--- start Dataset entries ---

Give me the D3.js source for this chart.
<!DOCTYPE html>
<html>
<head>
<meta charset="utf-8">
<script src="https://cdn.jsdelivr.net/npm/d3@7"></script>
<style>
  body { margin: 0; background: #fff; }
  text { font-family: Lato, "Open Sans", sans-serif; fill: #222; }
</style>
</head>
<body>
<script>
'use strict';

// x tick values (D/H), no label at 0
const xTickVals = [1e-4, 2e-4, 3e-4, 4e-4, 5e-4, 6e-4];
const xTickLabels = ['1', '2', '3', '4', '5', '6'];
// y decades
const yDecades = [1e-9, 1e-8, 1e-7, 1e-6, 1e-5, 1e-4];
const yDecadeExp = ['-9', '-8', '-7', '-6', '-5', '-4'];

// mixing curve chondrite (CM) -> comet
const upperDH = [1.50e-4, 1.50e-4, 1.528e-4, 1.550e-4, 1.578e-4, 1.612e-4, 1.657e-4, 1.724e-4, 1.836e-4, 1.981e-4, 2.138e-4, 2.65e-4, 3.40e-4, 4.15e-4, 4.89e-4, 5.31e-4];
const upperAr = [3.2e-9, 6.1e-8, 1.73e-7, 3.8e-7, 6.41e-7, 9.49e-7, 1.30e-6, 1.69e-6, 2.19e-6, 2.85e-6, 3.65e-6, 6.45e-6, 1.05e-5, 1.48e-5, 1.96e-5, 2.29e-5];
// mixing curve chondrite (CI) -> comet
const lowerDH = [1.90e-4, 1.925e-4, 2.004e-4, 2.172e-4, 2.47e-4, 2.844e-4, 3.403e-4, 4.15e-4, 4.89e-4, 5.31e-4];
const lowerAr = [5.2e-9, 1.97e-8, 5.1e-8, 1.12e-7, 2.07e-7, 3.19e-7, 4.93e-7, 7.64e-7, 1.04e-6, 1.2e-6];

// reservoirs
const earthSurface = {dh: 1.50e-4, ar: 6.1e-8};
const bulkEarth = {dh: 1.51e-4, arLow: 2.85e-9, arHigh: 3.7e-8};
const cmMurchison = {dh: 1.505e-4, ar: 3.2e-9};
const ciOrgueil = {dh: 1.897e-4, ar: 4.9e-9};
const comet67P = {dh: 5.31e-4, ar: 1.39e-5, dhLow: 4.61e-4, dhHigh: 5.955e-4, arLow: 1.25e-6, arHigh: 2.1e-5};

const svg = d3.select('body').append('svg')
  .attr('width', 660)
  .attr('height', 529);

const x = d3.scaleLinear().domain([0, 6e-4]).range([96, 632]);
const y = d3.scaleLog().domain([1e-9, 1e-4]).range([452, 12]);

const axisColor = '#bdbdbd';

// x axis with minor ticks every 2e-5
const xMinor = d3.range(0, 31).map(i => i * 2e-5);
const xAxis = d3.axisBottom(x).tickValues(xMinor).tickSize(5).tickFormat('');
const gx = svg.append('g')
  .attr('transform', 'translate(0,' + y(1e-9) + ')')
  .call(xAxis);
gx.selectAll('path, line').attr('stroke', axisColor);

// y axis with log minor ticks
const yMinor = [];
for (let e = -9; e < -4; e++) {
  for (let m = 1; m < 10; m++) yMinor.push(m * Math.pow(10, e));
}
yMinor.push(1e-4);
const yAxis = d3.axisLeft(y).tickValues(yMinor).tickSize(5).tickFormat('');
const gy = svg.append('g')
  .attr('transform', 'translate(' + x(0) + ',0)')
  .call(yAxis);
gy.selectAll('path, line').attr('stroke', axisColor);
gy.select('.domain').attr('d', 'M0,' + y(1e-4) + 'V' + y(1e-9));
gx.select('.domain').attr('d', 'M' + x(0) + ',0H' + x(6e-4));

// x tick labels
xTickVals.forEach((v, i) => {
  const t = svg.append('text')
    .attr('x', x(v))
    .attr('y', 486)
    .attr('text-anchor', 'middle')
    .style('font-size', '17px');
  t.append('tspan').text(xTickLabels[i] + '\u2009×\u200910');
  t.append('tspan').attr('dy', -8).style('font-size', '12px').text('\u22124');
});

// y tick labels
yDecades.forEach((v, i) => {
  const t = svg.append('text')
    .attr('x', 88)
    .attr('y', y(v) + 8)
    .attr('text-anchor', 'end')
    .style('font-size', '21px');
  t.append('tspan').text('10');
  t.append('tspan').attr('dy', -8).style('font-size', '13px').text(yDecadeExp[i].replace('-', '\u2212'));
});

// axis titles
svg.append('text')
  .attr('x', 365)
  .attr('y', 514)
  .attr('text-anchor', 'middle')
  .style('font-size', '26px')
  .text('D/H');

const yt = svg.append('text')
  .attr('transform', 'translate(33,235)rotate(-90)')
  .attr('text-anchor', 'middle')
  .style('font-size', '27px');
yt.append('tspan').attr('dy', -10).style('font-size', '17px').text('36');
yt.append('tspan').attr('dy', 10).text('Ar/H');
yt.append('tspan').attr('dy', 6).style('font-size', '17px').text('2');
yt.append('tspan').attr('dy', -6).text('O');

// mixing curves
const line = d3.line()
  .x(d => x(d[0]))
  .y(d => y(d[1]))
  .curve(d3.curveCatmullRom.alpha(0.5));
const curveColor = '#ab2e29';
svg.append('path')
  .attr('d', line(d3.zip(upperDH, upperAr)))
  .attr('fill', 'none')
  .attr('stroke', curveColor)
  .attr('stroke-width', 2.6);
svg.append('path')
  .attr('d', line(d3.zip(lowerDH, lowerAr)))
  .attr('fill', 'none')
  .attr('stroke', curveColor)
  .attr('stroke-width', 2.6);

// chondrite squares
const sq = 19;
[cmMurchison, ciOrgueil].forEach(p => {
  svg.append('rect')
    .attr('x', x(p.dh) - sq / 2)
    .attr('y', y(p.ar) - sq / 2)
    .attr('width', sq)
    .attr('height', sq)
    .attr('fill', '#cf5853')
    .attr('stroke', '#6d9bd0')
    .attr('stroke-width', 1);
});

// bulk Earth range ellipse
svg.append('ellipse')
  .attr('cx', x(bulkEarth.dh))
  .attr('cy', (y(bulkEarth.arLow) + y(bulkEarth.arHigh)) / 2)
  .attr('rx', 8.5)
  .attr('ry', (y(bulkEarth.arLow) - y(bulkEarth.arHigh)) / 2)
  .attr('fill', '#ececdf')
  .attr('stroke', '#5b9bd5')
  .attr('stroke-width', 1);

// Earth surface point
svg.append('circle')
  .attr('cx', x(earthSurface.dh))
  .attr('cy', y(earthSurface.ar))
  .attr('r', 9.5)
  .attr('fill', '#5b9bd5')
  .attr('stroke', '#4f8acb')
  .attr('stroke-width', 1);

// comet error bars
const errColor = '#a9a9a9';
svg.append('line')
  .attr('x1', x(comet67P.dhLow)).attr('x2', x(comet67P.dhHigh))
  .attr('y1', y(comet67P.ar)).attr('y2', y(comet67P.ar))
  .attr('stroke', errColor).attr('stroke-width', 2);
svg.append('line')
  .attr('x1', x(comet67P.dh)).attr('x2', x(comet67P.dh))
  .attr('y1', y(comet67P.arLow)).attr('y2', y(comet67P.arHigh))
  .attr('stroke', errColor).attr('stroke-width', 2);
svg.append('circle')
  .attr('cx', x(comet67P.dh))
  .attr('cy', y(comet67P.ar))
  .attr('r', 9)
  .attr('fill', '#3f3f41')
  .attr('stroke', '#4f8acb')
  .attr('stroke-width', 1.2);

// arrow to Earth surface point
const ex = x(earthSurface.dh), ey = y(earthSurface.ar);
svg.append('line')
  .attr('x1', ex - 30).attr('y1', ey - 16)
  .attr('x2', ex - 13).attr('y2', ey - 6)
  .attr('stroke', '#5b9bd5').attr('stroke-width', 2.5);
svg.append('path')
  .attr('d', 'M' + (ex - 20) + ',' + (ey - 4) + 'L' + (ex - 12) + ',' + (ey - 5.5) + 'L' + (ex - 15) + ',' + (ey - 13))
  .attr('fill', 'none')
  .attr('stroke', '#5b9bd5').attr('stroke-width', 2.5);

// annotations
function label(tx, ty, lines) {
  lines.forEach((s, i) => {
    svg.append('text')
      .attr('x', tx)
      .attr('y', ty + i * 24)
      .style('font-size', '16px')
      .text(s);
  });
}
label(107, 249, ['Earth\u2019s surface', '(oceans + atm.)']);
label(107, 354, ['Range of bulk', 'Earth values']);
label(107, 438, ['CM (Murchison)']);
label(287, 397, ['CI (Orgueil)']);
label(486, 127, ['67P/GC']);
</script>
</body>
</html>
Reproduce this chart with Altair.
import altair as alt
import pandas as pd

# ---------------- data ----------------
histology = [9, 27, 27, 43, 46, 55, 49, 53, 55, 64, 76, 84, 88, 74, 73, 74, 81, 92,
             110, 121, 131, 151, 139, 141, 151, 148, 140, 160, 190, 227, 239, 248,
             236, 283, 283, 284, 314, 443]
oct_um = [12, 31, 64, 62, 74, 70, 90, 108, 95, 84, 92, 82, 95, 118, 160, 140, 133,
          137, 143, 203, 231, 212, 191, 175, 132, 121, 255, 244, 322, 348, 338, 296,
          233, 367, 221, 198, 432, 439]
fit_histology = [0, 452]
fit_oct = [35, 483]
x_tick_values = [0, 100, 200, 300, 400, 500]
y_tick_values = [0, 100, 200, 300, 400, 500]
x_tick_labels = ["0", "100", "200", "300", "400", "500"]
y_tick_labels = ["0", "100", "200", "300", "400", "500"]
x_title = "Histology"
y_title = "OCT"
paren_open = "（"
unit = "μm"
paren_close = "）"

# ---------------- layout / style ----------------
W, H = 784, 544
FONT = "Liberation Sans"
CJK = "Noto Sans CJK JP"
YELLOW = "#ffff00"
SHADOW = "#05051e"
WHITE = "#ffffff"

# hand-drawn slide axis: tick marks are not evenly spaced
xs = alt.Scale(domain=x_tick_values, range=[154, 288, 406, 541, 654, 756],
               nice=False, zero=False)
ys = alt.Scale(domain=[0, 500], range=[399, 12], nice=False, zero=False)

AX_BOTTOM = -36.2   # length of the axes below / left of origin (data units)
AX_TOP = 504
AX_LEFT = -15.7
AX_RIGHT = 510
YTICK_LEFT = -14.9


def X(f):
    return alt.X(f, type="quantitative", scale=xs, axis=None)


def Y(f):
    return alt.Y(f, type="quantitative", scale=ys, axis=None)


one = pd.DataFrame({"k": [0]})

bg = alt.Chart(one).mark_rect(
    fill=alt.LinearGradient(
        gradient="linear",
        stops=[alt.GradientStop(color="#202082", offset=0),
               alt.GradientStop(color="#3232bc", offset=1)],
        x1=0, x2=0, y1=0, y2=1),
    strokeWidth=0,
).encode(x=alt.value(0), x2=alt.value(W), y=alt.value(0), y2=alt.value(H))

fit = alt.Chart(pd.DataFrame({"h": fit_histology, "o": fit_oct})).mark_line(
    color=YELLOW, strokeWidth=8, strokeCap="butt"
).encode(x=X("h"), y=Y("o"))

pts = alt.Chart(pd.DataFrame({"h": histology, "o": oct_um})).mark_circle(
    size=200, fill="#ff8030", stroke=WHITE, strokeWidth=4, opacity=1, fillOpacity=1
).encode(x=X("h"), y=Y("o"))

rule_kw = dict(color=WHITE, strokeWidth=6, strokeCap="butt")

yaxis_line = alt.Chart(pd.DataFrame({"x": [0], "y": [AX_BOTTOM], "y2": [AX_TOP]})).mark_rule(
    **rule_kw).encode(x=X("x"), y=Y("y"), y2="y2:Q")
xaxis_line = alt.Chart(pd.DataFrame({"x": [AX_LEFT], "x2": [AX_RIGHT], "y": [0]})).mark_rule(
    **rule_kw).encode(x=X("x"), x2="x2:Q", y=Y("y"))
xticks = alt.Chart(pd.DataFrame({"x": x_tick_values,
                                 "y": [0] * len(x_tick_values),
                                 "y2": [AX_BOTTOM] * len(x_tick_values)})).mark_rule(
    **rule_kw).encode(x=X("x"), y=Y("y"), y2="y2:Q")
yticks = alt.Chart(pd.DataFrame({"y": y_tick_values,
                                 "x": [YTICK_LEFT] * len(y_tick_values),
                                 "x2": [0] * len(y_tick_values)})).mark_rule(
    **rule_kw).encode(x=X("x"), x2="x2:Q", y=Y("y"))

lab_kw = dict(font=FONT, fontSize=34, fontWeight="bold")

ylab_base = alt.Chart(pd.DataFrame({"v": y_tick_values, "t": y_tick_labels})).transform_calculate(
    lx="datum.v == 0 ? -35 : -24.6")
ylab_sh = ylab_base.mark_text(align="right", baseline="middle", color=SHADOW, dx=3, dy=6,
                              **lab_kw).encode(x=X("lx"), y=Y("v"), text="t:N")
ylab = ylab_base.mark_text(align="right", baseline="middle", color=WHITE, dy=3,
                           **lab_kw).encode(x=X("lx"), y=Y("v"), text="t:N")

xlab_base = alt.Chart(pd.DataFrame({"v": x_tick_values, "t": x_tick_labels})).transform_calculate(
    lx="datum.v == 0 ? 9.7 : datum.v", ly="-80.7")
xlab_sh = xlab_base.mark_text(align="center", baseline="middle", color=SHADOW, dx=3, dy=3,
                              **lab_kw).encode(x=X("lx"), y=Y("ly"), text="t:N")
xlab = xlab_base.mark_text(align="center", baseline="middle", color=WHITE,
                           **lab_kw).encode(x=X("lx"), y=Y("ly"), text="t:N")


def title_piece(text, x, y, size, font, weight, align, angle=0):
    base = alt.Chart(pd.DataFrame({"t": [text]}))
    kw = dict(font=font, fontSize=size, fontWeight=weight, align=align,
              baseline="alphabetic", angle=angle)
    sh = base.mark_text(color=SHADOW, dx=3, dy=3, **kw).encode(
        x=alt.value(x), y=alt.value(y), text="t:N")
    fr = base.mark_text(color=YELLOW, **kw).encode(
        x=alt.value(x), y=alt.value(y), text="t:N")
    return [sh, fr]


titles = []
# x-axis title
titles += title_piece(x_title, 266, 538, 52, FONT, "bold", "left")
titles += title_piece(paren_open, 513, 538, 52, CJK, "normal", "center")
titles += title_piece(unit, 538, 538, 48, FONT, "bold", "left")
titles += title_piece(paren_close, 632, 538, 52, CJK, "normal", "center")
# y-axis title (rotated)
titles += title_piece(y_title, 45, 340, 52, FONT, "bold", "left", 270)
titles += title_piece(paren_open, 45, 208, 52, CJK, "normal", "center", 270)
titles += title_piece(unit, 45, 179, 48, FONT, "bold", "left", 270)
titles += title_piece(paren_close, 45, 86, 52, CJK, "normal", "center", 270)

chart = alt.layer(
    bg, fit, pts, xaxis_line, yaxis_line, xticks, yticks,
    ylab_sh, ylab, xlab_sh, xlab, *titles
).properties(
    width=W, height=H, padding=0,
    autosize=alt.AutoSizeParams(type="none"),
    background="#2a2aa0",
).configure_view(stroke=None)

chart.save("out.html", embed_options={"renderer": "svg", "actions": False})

--- end Dataset entries ---

To be done:
Starting at the first line of the listing, retype every line up to and including the one with "const yDecadeExp = ['-9', '-8', '-7', '-6', '-5', '-4'];".

Complete response:
Give me the D3.js source for this chart.
<!DOCTYPE html>
<html>
<head>
<meta charset="utf-8">
<script src="https://cdn.jsdelivr.net/npm/d3@7"></script>
<style>
  body { margin: 0; background: #fff; }
  text { font-family: Lato, "Open Sans", sans-serif; fill: #222; }
</style>
</head>
<body>
<script>
'use strict';

// x tick values (D/H), no label at 0
const xTickVals = [1e-4, 2e-4, 3e-4, 4e-4, 5e-4, 6e-4];
const xTickLabels = ['1', '2', '3', '4', '5', '6'];
// y decades
const yDecades = [1e-9, 1e-8, 1e-7, 1e-6, 1e-5, 1e-4];
const yDecadeExp = ['-9', '-8', '-7', '-6', '-5', '-4'];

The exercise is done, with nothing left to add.